Question

given
a/q-r= b/r-p=y/p-q
prove
a+b+y=0
pa+qb+ry=0​

Answer 1

ANSWER:

Given:

• a/(q-r) = b(r-p) = y(p-q)

To Prove:

• a + b + y = 0
• pa + qb + ry = 0

Solution:

We are given that,

$\implies\dfrac{a}{q-r}=\dfrac{b}{r-p}=\dfrac{y}{p-q}$

Let us assume, that these all are equal to a constant k.
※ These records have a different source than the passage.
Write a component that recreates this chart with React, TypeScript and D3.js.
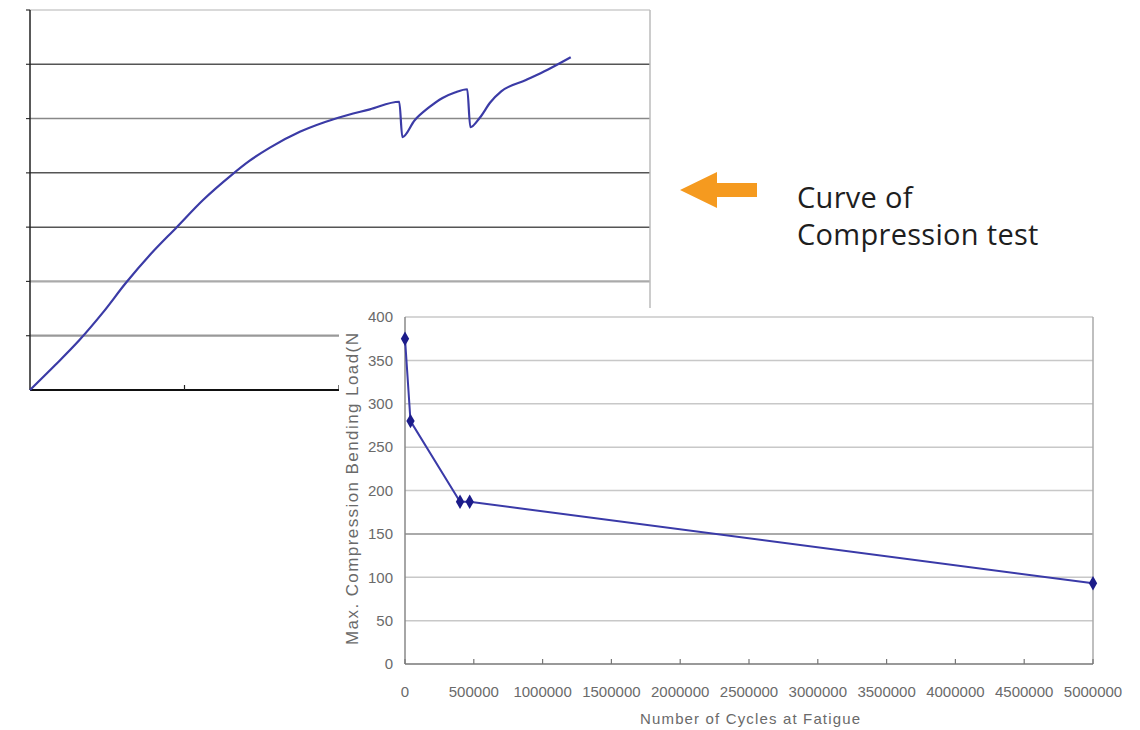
import React, { useEffect } from "react";
import * as d3 from "d3";

// ---- Top chart (compression test curve), unitless grid ----
const topX = [0, 0.16, 0.32, 0.47, 0.62, 0.78, 0.95, 1.12, 1.3, 1.42, 1.55, 1.75, 1.99, 2.2, 2.39, 2.41, 2.49, 2.58, 2.67, 2.75, 2.83, 2.85, 2.91, 2.98, 3.05, 3.21, 3.35, 3.5];
const topY = [0, 0.45, 0.92, 1.42, 1.97, 2.5, 3.0, 3.5, 3.95, 4.22, 4.46, 4.76, 5.01, 5.17, 5.31, 4.66, 4.97, 5.2, 5.38, 5.48, 5.54, 4.84, 5.01, 5.3, 5.5, 5.71, 5.9, 6.13];
const topGrid = [1, 2, 3, 4, 5, 6, 7];
const topGridColors = ["#999", "#aaa", "#555", "#555", "#888", "#555", "#ccc"];
const topXTicks = [1, 2];

// ---- Bottom chart (fatigue) ----
const cycles = [0, 40000, 400000, 470000, 5000000];
const loads = [375, 280, 187, 187, 93];
const yTicks = [0, 50, 100, 150, 200, 250, 300, 350, 400];
const xTicks = [0, 500000, 1000000, 1500000, 2000000, 2500000, 3000000, 3500000, 4000000, 4500000, 5000000];

const legendLines = ["Curve of", "Compression test"];

export default function App() {
  useEffect(() => {
    document.body.style.margin = "0";
  }, []);

  const xT = d3.scaleLinear().domain([0, 4]).range([30, 648]);
  const yT = d3.scaleLinear().domain([0, 7]).range([390, 10]);
  const topLine = d3
    .line<number>()
    .x((_, i) => xT(topX[i]))
    .y((d) => yT(d))
    .curve(d3.curveMonotoneX)(topY);

  const xB = d3.scaleLinear().domain([0, 5000000]).range([405, 1093]);
  const yB = d3.scaleLinear().domain([0, 400]).range([664, 317]);
  const botLine = d3
    .line<number>()
    .x((_, i) => xB(cycles[i]))
    .y((d) => yB(d))(loads);
  const diamond = d3.symbol().type(d3.symbolDiamond).size(60)();

  const font = "'Liberation Sans', Arial, sans-serif";

  return (
    <div style={{ position: "absolute", left: 0, top: 0 }}>
      <svg width={1140} height={730} style={{ display: "block", background: "#fff" }}>
        {/* top chart */}
        <g>
          {topGrid.map((g, i) => (
            <line
              key={g}
              x1={xT(0)}
              x2={650}
              y1={yT(g)}
              y2={yT(g)}
              stroke={topGridColors[i]}
              strokeWidth={g === 1 || g === 2 ? 2.2 : 1.5}
            />
          ))}
          {topGrid.map((g) => (
            <line key={"lt" + g} x1={xT(0) - 4} x2={xT(0)} y1={yT(g)} y2={yT(g)} stroke="#333" strokeWidth={1.2} />
          ))}
          <line x1={650} x2={650} y1={yT(7)} y2={310} stroke="#bbb" strokeWidth={1.5} />
          <line x1={xT(0)} x2={xT(0)} y1={yT(7)} y2={yT(0)} stroke="#222" strokeWidth={1.5} />
          <line x1={xT(0)} x2={650} y1={yT(0)} y2={yT(0)} stroke="#111" strokeWidth={2} />
          {topXTicks.map((t) => (
            <line key={"xt" + t} x1={xT(t)} x2={xT(t)} y1={yT(0) - 5} y2={yT(0)} stroke="#222" strokeWidth={1.2} />
          ))}
          <path d={topLine || ""} fill="none" stroke="#3b3ba6" strokeWidth={2.2} strokeLinejoin="round" />
        </g>

        {/* arrow + caption */}
        <path d="M680,190 L717,172 L717,183 L757,183 L757,197 L717,197 L717,208 Z" fill="#f59a1f" />
        <text fontFamily="'Open Sans', 'Noto Sans', sans-serif" fontSize={29} fill="#1e1e1e" letterSpacing={0.3}>
          {legendLines.map((t, i) => (
            <tspan key={t} x={797} y={208 + i * 37}>
              {t}
            </tspan>
          ))}
        </text>

        {/* bottom chart */}
        <g>
          <rect x={339} y={308} width={801} height={422} fill="#fff" />
          {yTicks.slice(1).map((t) => (
            <line
              key={"g" + t}
              x1={xB(0)}
              x2={xB(5000000)}
              y1={yB(t)}
              y2={yB(t)}
              stroke={t === 150 ? "#aaa" : "#c8c8c8"}
              strokeWidth={t === 150 ? 2 : 1.5}
            />
          ))}
          <line x1={xB(5000000)} x2={xB(5000000)} y1={yB(400)} y2={yB(0)} stroke="#aaa" strokeWidth={1.5} />
          <line x1={xB(0)} x2={xB(0)} y1={yB(400)} y2={yB(0)} stroke="#888" strokeWidth={1.5} />
          <line x1={xB(0)} x2={xB(5000000)} y1={yB(0)} y2={yB(0)} stroke="#777" strokeWidth={1.5} />
          {xTicks.map((t) => (
            <line key={"xtb" + t} x1={xB(t)} x2={xB(t)} y1={yB(0) - 5} y2={yB(0)} stroke="#777" strokeWidth={1.2} />
          ))}
          {yTicks.map((t) => (
            <text
              key={"yl" + t}
              x={393}
              y={yB(t)}
              dy="0.35em"
              textAnchor="end"
              fontFamily={font}
              fontSize={15}
              fill="#6a6a6a"
            >
              {t}
            </text>
          ))}
          {xTicks.map((t) => (
            <text
              key={"xl" + t}
              x={xB(t)}
              y={697}
              textAnchor="middle"
              fontFamily={font}
              fontSize={15}
              fill="#6a6a6a"
            >
              {t}
            </text>
          ))}
          <text
            x={750}
            y={724}
            textAnchor="middle"
            fontFamily={font}
            fontSize={15}
            fill="#6a6a6a"
            textLength={220}
          >
            Number of Cycles at Fatigue
          </text>
          <text
            transform="translate(358,489) rotate(-90)"
            textAnchor="middle"
            fontFamily={font}
            fontSize={17}
            fill="#6a6a6a"
            textLength={312}
          >
            Max. Compression Bending Load(N
          </text>
          <path d={botLine || ""} fill="none" stroke="#3a3aa8" strokeWidth={2} />
          {loads.map((v, i) => (
            <path key={"m" + i} d={diamond || ""} transform={`translate(${xB(cycles[i])},${yB(v)})`} fill="#1c1c8a" />
          ))}
        </g>
      </svg>
    </div>
  );
}
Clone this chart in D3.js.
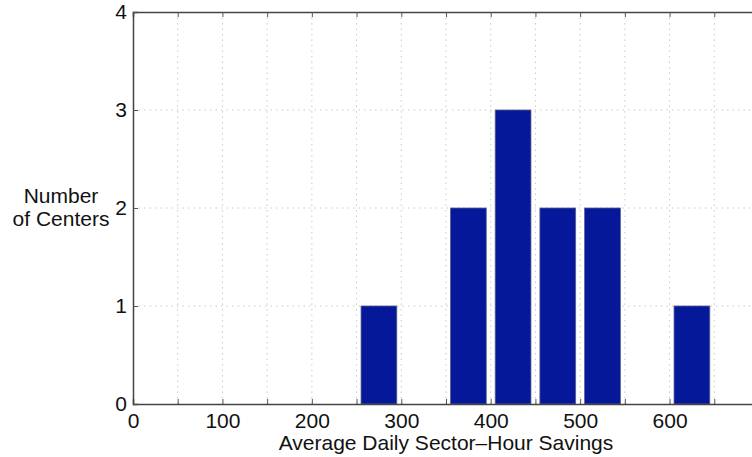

So,

$\implies\dfrac{a}{q-r}=\dfrac{b}{r-p}=\dfrac{y}{p-q}=k$

So,

$\implies\dfrac{a}{q-r}=k$

$\implies a=k(q-r)- - - - (1)$

$\implies\dfrac{b}{r-p}=k$

$\implies b=k(r-p)- - - - (2)$

$\implies\dfrac{y}{p-q}=k$

$\implies y=k(p-q)- - - - (3)$

Now, for the first proof, we will add (1), (2) and (3).

So,

$\implies a+b+y=k(q-r)+k(r-p)+k(p-q)$

$\implies a+b+y=k(q-r+r-p+p-q)$

$\implies a+b+y=k[(q\!\!\!/-q\!\!\!/)+(r\!\!\!/-r\!\!\!/)+(p\!\!\!/-p\!\!\!/)]$

$\implies a+b+y=k(0)$

$\implies\bf a+b+y=0$

HENCE PROVED!!

Now, for the second proof, we'll multiply (1) with p, (2) with q & (3) with r.

So,

$\hookrightarrow pa=pk(q-r)$

$\implies pa=k(pq-pr)- - - - (4)$

$\hookrightarrow qb=qk(r-p)$

$\implies qb=k(qr-qp)- - - - (5)$

$\hookrightarrow ry=rk(p-q)$

$\implies ry=k(rp-rq)- - - - (6)$

Adding (4), (5) and (6),

$\implies pa+qb+ry=k(pq-pr)+k(qr-qp)+k(rp-rq)$

$\implies pa+qb+ry=k(pq-pr+qr-qp+rp-rq)$

$\implies pa+qb+ry=k(pq-pr+qr-pq+pr-qr)$

$\implies pa+qb+ry=k[(pq\!\!\!\!\!/\:-pq\!\!\!\!\!/\:)+(qr\!\!\!\!\!/\:-qr\!\!\!\!\!/\:)+(rp\!\!\!\!\!/\:-rp\!\!\!\!\!/\:)]$

$\implies pa+qb+ry=k(0)$

$\implies\bf pa+qb+ry=0$

HENCE PROVED!!